--- START DATA EXTRACT ---

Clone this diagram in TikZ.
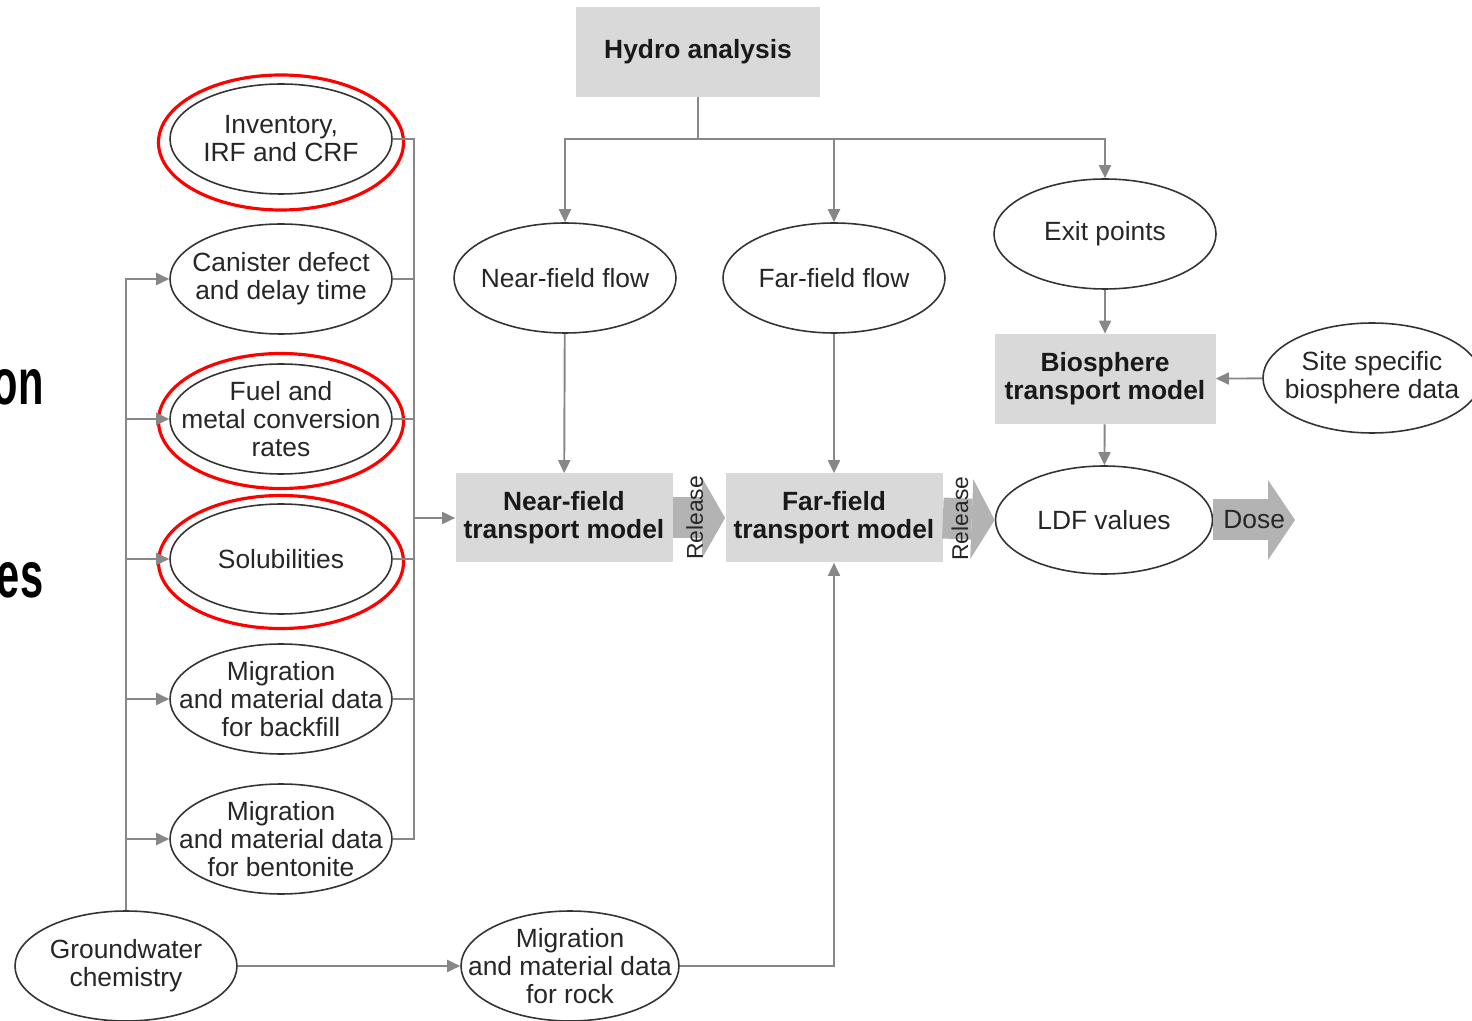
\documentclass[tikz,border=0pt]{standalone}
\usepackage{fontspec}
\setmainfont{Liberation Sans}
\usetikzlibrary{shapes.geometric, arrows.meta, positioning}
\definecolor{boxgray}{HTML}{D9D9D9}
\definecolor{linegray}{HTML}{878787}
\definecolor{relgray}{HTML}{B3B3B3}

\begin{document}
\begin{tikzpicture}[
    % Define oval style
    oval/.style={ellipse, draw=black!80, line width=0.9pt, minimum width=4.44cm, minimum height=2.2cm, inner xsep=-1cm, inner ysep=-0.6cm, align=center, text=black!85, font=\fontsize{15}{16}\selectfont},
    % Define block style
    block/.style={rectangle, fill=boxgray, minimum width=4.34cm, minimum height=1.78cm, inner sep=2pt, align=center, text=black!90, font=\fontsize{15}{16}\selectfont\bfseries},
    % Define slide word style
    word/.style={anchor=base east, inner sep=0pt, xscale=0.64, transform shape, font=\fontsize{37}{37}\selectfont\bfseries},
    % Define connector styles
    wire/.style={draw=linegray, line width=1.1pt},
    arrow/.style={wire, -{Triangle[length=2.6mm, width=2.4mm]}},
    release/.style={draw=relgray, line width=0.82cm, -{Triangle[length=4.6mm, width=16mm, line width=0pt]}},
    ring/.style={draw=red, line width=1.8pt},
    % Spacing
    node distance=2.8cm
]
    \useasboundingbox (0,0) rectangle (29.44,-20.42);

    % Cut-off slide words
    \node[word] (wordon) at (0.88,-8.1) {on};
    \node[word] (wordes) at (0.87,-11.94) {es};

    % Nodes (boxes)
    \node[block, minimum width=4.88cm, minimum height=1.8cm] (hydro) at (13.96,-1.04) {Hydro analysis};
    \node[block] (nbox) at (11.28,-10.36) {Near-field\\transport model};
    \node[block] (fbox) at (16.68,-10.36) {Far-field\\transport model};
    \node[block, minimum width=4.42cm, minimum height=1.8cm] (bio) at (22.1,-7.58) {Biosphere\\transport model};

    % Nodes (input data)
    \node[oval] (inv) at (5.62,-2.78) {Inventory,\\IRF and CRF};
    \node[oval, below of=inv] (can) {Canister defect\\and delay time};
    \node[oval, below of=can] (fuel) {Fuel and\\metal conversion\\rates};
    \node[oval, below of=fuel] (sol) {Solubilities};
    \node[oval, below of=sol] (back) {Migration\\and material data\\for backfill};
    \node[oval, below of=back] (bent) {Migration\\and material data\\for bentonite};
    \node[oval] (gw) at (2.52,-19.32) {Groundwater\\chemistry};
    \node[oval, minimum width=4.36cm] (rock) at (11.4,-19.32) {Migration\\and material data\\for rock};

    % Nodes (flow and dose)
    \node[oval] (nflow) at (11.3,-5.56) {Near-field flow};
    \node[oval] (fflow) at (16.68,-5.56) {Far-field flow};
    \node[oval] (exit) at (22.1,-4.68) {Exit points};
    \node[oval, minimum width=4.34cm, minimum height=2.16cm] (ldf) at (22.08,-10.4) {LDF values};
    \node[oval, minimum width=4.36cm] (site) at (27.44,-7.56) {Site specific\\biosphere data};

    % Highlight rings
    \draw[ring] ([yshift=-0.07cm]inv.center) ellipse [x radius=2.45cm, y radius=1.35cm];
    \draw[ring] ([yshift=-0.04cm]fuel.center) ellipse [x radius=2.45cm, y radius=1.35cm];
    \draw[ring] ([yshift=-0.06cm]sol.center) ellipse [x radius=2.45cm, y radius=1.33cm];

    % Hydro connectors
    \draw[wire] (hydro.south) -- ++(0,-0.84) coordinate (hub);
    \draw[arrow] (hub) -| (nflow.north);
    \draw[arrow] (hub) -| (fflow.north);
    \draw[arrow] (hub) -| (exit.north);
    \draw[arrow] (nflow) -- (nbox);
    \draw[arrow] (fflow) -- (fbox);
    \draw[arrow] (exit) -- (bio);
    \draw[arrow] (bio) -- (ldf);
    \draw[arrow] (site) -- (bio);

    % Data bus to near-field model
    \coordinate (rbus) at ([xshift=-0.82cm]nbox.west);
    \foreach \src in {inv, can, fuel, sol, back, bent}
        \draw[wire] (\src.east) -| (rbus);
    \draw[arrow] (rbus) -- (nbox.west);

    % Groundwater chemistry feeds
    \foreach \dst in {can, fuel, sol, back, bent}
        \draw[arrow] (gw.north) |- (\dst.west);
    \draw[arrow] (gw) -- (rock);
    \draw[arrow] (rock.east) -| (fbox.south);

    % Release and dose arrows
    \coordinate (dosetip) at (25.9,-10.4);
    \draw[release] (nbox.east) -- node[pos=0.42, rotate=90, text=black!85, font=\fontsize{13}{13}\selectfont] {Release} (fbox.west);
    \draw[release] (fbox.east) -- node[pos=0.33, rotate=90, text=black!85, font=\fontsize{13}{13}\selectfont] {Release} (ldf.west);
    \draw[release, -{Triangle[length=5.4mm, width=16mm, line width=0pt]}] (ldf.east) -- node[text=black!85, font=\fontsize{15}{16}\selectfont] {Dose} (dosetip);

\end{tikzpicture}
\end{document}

--- END DATA EXTRACT ---

GIVEN REQUEST>
Copy every line of the data exactly as written, excluding the pictures.

EXPECTED ANSWER>
Clone this diagram in TikZ.
\documentclass[tikz,border=0pt]{standalone}
\usepackage{fontspec}
\setmainfont{Liberation Sans}
\usetikzlibrary{shapes.geometric, arrows.meta, positioning}
\definecolor{boxgray}{HTML}{D9D9D9}
\definecolor{linegray}{HTML}{878787}
\definecolor{relgray}{HTML}{B3B3B3}

\begin{document}
\begin{tikzpicture}[
    % Define oval style
    oval/.style={ellipse, draw=black!80, line width=0.9pt, minimum width=4.44cm, minimum height=2.2cm, inner xsep=-1cm, inner ysep=-0.6cm, align=center, text=black!85, font=\fontsize{15}{16}\selectfont},
    % Define block style
    block/.style={rectangle, fill=boxgray, minimum width=4.34cm, minimum height=1.78cm, inner sep=2pt, align=center, text=black!90, font=\fontsize{15}{16}\selectfont\bfseries},
    % Define slide word style
    word/.style={anchor=base east, inner sep=0pt, xscale=0.64, transform shape, font=\fontsize{37}{37}\selectfont\bfseries},
    % Define connector styles
    wire/.style={draw=linegray, line width=1.1pt},
    arrow/.style={wire, -{Triangle[length=2.6mm, width=2.4mm]}},
    release/.style={draw=relgray, line width=0.82cm, -{Triangle[length=4.6mm, width=16mm, line width=0pt]}},
    ring/.style={draw=red, line width=1.8pt},
    % Spacing
    node distance=2.8cm
]
    \useasboundingbox (0,0) rectangle (29.44,-20.42);

    % Cut-off slide words
    \node[word] (wordon) at (0.88,-8.1) {on};
    \node[word] (wordes) at (0.87,-11.94) {es};

    % Nodes (boxes)
    \node[block, minimum width=4.88cm, minimum height=1.8cm] (hydro) at (13.96,-1.04) {Hydro analysis};
    \node[block] (nbox) at (11.28,-10.36) {Near-field\\transport model};
    \node[block] (fbox) at (16.68,-10.36) {Far-field\\transport model};
    \node[block, minimum width=4.42cm, minimum height=1.8cm] (bio) at (22.1,-7.58) {Biosphere\\transport model};

    % Nodes (input data)
    \node[oval] (inv) at (5.62,-2.78) {Inventory,\\IRF and CRF};
    \node[oval, below of=inv] (can) {Canister defect\\and delay time};
    \node[oval, below of=can] (fuel) {Fuel and\\metal conversion\\rates};
    \node[oval, below of=fuel] (sol) {Solubilities};
    \node[oval, below of=sol] (back) {Migration\\and material data\\for backfill};
    \node[oval, below of=back] (bent) {Migration\\and material data\\for bentonite};
    \node[oval] (gw) at (2.52,-19.32) {Groundwater\\chemistry};
    \node[oval, minimum width=4.36cm] (rock) at (11.4,-19.32) {Migration\\and material data\\for rock};

    % Nodes (flow and dose)
    \node[oval] (nflow) at (11.3,-5.56) {Near-field flow};
    \node[oval] (fflow) at (16.68,-5.56) {Far-field flow};
    \node[oval] (exit) at (22.1,-4.68) {Exit points};
    \node[oval, minimum width=4.34cm, minimum height=2.16cm] (ldf) at (22.08,-10.4) {LDF values};
    \node[oval, minimum width=4.36cm] (site) at (27.44,-7.56) {Site specific\\biosphere data};

    % Highlight rings
    \draw[ring] ([yshift=-0.07cm]inv.center) ellipse [x radius=2.45cm, y radius=1.35cm];
    \draw[ring] ([yshift=-0.04cm]fuel.center) ellipse [x radius=2.45cm, y radius=1.35cm];
    \draw[ring] ([yshift=-0.06cm]sol.center) ellipse [x radius=2.45cm, y radius=1.33cm];

    % Hydro connectors
    \draw[wire] (hydro.south) -- ++(0,-0.84) coordinate (hub);
    \draw[arrow] (hub) -| (nflow.north);
    \draw[arrow] (hub) -| (fflow.north);
    \draw[arrow] (hub) -| (exit.north);
    \draw[arrow] (nflow) -- (nbox);
    \draw[arrow] (fflow) -- (fbox);
    \draw[arrow] (exit) -- (bio);
    \draw[arrow] (bio) -- (ldf);
    \draw[arrow] (site) -- (bio);

    % Data bus to near-field model
    \coordinate (rbus) at ([xshift=-0.82cm]nbox.west);
    \foreach \src in {inv, can, fuel, sol, back, bent}
        \draw[wire] (\src.east) -| (rbus);
    \draw[arrow] (rbus) -- (nbox.west);

    % Groundwater chemistry feeds
    \foreach \dst in {can, fuel, sol, back, bent}
        \draw[arrow] (gw.north) |- (\dst.west);
    \draw[arrow] (gw) -- (rock);
    \draw[arrow] (rock.east) -| (fbox.south);

    % Release and dose arrows
    \coordinate (dosetip) at (25.9,-10.4);
    \draw[release] (nbox.east) -- node[pos=0.42, rotate=90, text=black!85, font=\fontsize{13}{13}\selectfont] {Release} (fbox.west);
    \draw[release] (fbox.east) -- node[pos=0.33, rotate=90, text=black!85, font=\fontsize{13}{13}\selectfont] {Release} (ldf.west);
    \draw[release, -{Triangle[length=5.4mm, width=16mm, line width=0pt]}] (ldf.east) -- node[text=black!85, font=\fontsize{15}{16}\selectfont] {Dose} (dosetip);

\end{tikzpicture}
\end{document}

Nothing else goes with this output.